Comunque, dal punto di vista del linguaggio, lo stile è semplice e scorrevole.


AMINA
Scorrevole, semplice, essenziale.


5. Frase da citare

PAOLA

“(…) per me il suono del granturco che cresce e del cuore che si spezza sono tutt’uno
p. 50


AMINA
Siccome io preferisco di gran lunga la città alla campagna, forse perché come la protagonista anch'io da bambina ho vissuto in un posto abbastanza isolato, riporto questo scambio di battute. Da sottolineare che entrambe si trovano in una stanza d'ospedale a New York con vista sul grattacielo Chrysler:

mamma: Sì, ma come si fa a vivere senza cielo?
Lucy: Al posto del cielo abbiamo la gente.


6. Il personaggio più amato e perché?

PAOLA

La madre di Lucy perché, nonostante tutto, l’ho sentita molto materna e protesa verso la figlia, benché non riuscisse neppure a dimostrarle l’amore provato, se non attraverso la sua presenza in quella stanza d’ospedale, raccontandole i pettegolezzi di Amgash, Illinois.


AMINA
La mamma di Lucy, per il suo 'modo imperfetto' di amare la figlia.


7. Il personaggio meno amato e perché?

PAOLA

Nessuno in realtà, anche perché, tralasciando madre e figlia, molti personaggi sono appena accennati.


AMINA
Il marito di Lucy; forse perché è rimasto un po' ai margini rispetto alle due protagoniste principali e quindi di lui si sa poco.


8. Il finale è…

PAOLA

…luminoso e consolatorio. “La vita mi lascia sempre senza fiato”, frase che chiude il libro, è una frase che penso spesso anche io, soprattutto riguardo alla bellezza e alla complessità della vita.


AMINA
Una specie di 'reset' della propria vita con la consapevolezza che l'esperienza sa regalare.


9. Che ne pensi del titolo?
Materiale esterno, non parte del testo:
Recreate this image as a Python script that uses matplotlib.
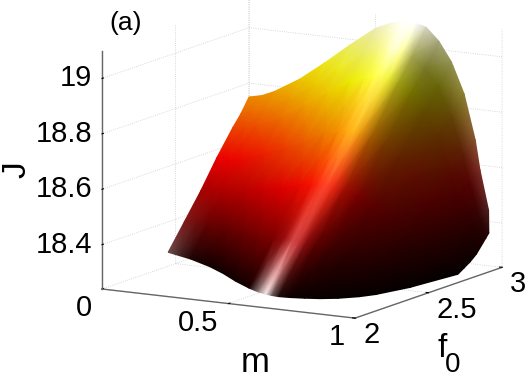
import matplotlib
matplotlib.use("Agg")
import matplotlib.pyplot as plt
import numpy as np
from mpl_toolkits.mplot3d import proj3d

plt.rcParams['font.family'] = ['Liberation Sans', 'DejaVu Sans']
plt.rcParams['grid.color'] = (0.8, 0.8, 0.8)
plt.rcParams['grid.linestyle'] = ':'
plt.rcParams['grid.linewidth'] = 0.6

# surface: one row per m, columns go from the low edge
# of f0 to the high edge of f0
m_vals = [0, .05, .1, .2, .3, .4, .5, .56, .6, .63, .66, .7, .75, .8, .85, .9, .93, .97, 1]
f0_low = [2.45, 2.44, 2.43, 2.39, 2.31, 2.22, 2.14, 2.10, 2.08, 2.07, 2.065, 2.07, 2.085, 2.105, 2.14, 2.20, 2.26, 2.42, 2.70]
f0_high = [3, 3, 3, 3, 3, 3, 3, 3, 3, 3, 3, 3, 3, 3, 3, 2.99, 2.97, 2.96, 2.91]
edge_frac = [0, .2, .4, .6, .8, .9, 1]
J_vals = [
    [18.29, 18.38, 18.47, 18.57, 18.66, 18.70, 18.75],
    [18.285, 18.38, 18.48, 18.57, 18.67, 18.72, 18.76],
    [18.28, 18.38, 18.48, 18.58, 18.68, 18.73, 18.78],
    [18.27, 18.39, 18.50, 18.61, 18.72, 18.78, 18.835],
    [18.27, 18.40, 18.53, 18.65, 18.78, 18.84, 18.905],
    [18.27, 18.41, 18.55, 18.69, 18.84, 18.91, 18.98],
    [18.27, 18.42, 18.58, 18.74, 18.89, 18.97, 19.05],
    [18.27, 18.43, 18.59, 18.75, 18.91, 18.99, 19.075],
    [18.27, 18.43, 18.60, 18.76, 18.92, 19.00, 19.085],
    [18.27, 18.43, 18.60, 18.76, 18.93, 19.01, 19.09],
    [18.27, 18.43, 18.60, 18.76, 18.92, 19.00, 19.085],
    [18.27, 18.43, 18.59, 18.75, 18.91, 18.99, 19.075],
    [18.27, 18.42, 18.57, 18.73, 18.88, 18.95, 19.03],
    [18.27, 18.40, 18.54, 18.68, 18.82, 18.89, 18.96],
    [18.27, 18.38, 18.50, 18.62, 18.74, 18.79, 18.85],
    [18.27, 18.34, 18.42, 18.52, 18.61, 18.65, 18.69],
    [18.27, 18.32, 18.38, 18.45, 18.52, 18.56, 18.59],
    [18.27, 18.30, 18.33, 18.37, 18.41, 18.43, 18.45],
    [18.27, 18.285, 18.30, 18.32, 18.35, 18.365, 18.38],
]
m_ticks = [0, 0.5, 1]
m_labels = ["0", "0.5", "1"]
f0_ticks = [2, 2.5, 3]
f0_labels = ["2", "2.5", "3"]
J_ticks = [18.4, 18.6, 18.8, 19]
J_labels = ["18.4", "18.6", "18.8", "19"]

W, H = 525, 379
fig = plt.figure(figsize=(W / 100, H / 100), dpi=100)
fig.patch.set_facecolor("white")
ax = fig.add_axes([0, 0, 1, 1], projection="3d", proj_type="ortho")
ax.patch.set_alpha(0)
ax.view_init(elev=11.5, azim=-60)
ax.set_box_aspect((292, 294, 243))
ax.set_xlim(0, 1)
ax.set_ylim(2, 3)
ax.set_zlim(18.24, 19.1)
ax.set_xticks(m_ticks)
ax.set_yticks(f0_ticks)
ax.set_zticks(J_ticks)
ax.set_xticklabels([])
ax.set_yticklabels([])
ax.set_zticklabels([])
ax.zaxis.set_ticks_position("lower")
for axis in (ax.xaxis, ax.yaxis, ax.zaxis):
    axis.set_pane_color((1, 1, 1, 0))
    axis.pane.set_edgecolor((1, 1, 1, 0))
    axis.line.set_color((0.4, 0.4, 0.4))
    axis.line.set_linewidth(1.0)
    axis._axinfo["tick"]["inward_factor"] = 0
    axis._axinfo["tick"]["outward_factor"] = 0.12
    axis._axinfo["tick"]["color"] = (0.4, 0.4, 0.4)
    axis._axinfo["tick"]["linewidth"] = {True: 0.8, False: 0.8}


def to_pixels(x, y, z):
    # goes through the 3d axes own projection
    px, py, _ = proj3d.proj_transform(np.ravel(x), np.ravel(y), np.ravel(z), ax.get_proj())
    pts = ax.transData.transform(np.column_stack([px, py]))
    return pts[:, 0].reshape(np.shape(x)), pts[:, 1].reshape(np.shape(x))


# fit the box on the picture: m axis runs from (102,289) to (355,318)
size = 400.0
ax.set_position([0, 0, size / W, size / H])
fig.canvas.draw()
xa, ya = to_pixels(np.array([0.0, 1.0]), np.array([2.0, 2.0]), np.array([18.24, 18.24]))
size = size * 253.0 / (xa[1] - xa[0])
ax.set_position([0, 0, size / W, size / H])
fig.canvas.draw()
xa, ya = to_pixels(np.array([0.0]), np.array([2.0]), np.array([18.24]))
ax.set_position([(102 - xa[0]) / W, ((H - 289) - ya[0]) / H, size / W, size / H])
fig.canvas.draw()

# mesh
m_arr = np.array(m_vals)
frac = np.array(edge_frac)
low = np.array(f0_low)
high = np.array(f0_high)
J = np.array(J_vals)
M = np.repeat(m_arr[:, None], len(frac), axis=1)
F = low[:, None] + (high - low)[:, None] * frac[None, :]
sx, sy = to_pixels(M, F, J)

# colour: hot map on J, darker on the side turned away from the light, plus a
# bright streak along the ridge
rgb = plt.get_cmap("hot")(np.clip((J - 18.26) / 0.84, 0, 1))[:, :, :3]
diffuse = np.interp(M, [0, .5, .63, .68, .72, .8, 1], [.92, .92, 1, .75, .5, .38, .3])
streak_amp = np.interp(F, [2, 2.08, 2.15, 2.25, 2.4, 2.6, 2.8, 3], [1, 1, .55, .3, .18, .12, .14, .4])
streak_mid = np.interp(F, [2.1, 2.45], [.59, .63])
streak = np.exp(-((M - streak_mid) / .04) ** 2) * streak_amp
sheen = np.exp(-(M / .06) ** 2) * np.exp(-(frac[None, :] / .2) ** 2) * 0.3
edge = np.exp(-((F - 3) / .06) ** 2) * (M > .66) * 0.2
colours = np.clip(rgb * diffuse[:, :, None] + (streak + sheen + edge)[:, :, None], 0, 1)

ov = fig.add_axes([0, 0, 1, 1], zorder=5)
ov.set_xlim(0, W)
ov.set_ylim(0, H)
ov.axis("off")
ov.pcolormesh(sx, sy, colours, shading="gouraud")

# tick labels, placed from the projected tick positions
for val, lab in zip(m_ticks, m_labels):
    tx, ty = to_pixels(np.array([val]), np.array([2.0]), np.array([18.24]))
    ov.annotate(lab, (tx[0], ty[0]), xytext=(-10, -19), textcoords="offset pixels",
                ha="right", va="center", fontsize=21)
for val, lab in zip(f0_ticks, f0_labels):
    tx, ty = to_pixels(np.array([1.0]), np.array([val]), np.array([18.24]))
    ov.annotate(lab, (tx[0], ty[0]), xytext=(8, -17), textcoords="offset pixels",
                ha="left", va="center", fontsize=21)
for val, lab in zip(J_ticks, J_labels):
    tx, ty = to_pixels(np.array([0.0]), np.array([2.0]), np.array([val]))
    ov.annotate(lab, (tx[0], ty[0]), xytext=(-10, 0), textcoords="offset pixels",
                ha="right", va="center", fontsize=21)

fig.text(126 / W, 1 - 23 / H, "(a)", fontsize=19, ha="center", va="center")
fig.text(255 / W, 1 - 371.5 / H, "m", fontsize=25, ha="center", va="baseline")
fig.text(17 / W, 1 - 170 / H, "J", fontsize=24, ha="center", va="center", rotation=90)
fig.text(442 / W, 1 - 357 / H, "f", fontsize=24, ha="center", va="baseline")
fig.text(452.5 / W, 1 - 372.5 / H, "0", fontsize=20, ha="center", va="baseline")

fig.savefig("out.png", dpi=100)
E’ attinente?

PAOLA

Il titolo è inequivocabile ed è spiegato a p. 159. Ogni scrittore racconta in realtà una sola storia, sempre la stessa, e Lucy Barton, che nel romanzo è anche una scrittrice, racconta la sua.


AMINA
Certo, perché si tratta di una autobiografia anche se di invenzione.


10. Hai trovato parole che non conoscevi?

PAOLA

Un’espressione: stare “in arcione” , ovvero, montare in sella nel linguaggio equestre. La Strout la usa in una frase : “aveva Becka in arcione su un fianco” ed io ho proprio immaginato la bimba “in sella” sul fianco del padre.


AMINA
Sì, 'concione'; che vuol dire discorso solenne fatto in pubblico.


11. Ti ha ispirato un libro da leggere dopo questo?

PAOLA

Nessuno in particolare.


AMINA
Se due indizi fanno una prova allora devo proprio leggere La casa nella prateria di Laura Ingalls Wilder. E sì, perché oltre a vedere la serie quando ero piccola, Claudia Porta del blog lacasanellapeateria (chi frequenta Mydayworth ha già sentito parlare di lei)  ha tradotto in italiano il terzo volume dei nove complessivi, quello intitolato proprio La casa nella prateria e che ha ispirato la serie TV degli anni 'Settanta (primo indizio) e perché la Strout lo cita nel romanzo a proposito del fratello (2 indizio) anche se io come Lucy non pensavo potesse piacere ad un adulto.


12. A chi lo consiglieresti?

PAOLA

A chi non conosce la Strout e trova accettabile il prezzo (€ 17,50) per una storia breve, sia pure ben impaginata (!)


AMINA
A coloro a cui piacciono i romanzi che trattano il rapporto tra genitori e figli. Ad esempio a chi è piaciuto Patrimonio di Philip Roth; a me ad esempio moltissimo.


13. C’è una morale secondo te?

PAOLA

Che l’amore è sempre imperfetto e che mai potremo affermare di conoscere veramente bene qualcun altro.


AMINA
Vedo il concetto di equanimità dappertutto ultimamente e anche qui l'ho visto. La protagonista infatti più volte riflette su quanta negatività porti il sentirsi superiori o inferiori agli altri.


14. Su quale supporto lo hai letto?

PAOLA

Credo che si desuma dalla mia risposta alla domanda n. 12…


AMINA
Cartaceo perché in eBook c'è solo la versione in lingua originale :-(


15. Altro da aggiungere?

PAOLA

L’uso, almeno per me, insolito dell’aggettivo “inderogabile” per definire una voce, in questo caso quello della madre di Lucy.


AMINA
Un flashback personale: sono stata anch'io in ospedale per quattro settimane tanti anni fa. Avevo anch'io il telefono fisso sul comodino e anch'io ho visto i primi ricoverati di AIDS. E ricordo mia mamma che era venuta a trovarmi da Pescara. Insomma, un pochino ho empatizzato con Lucy.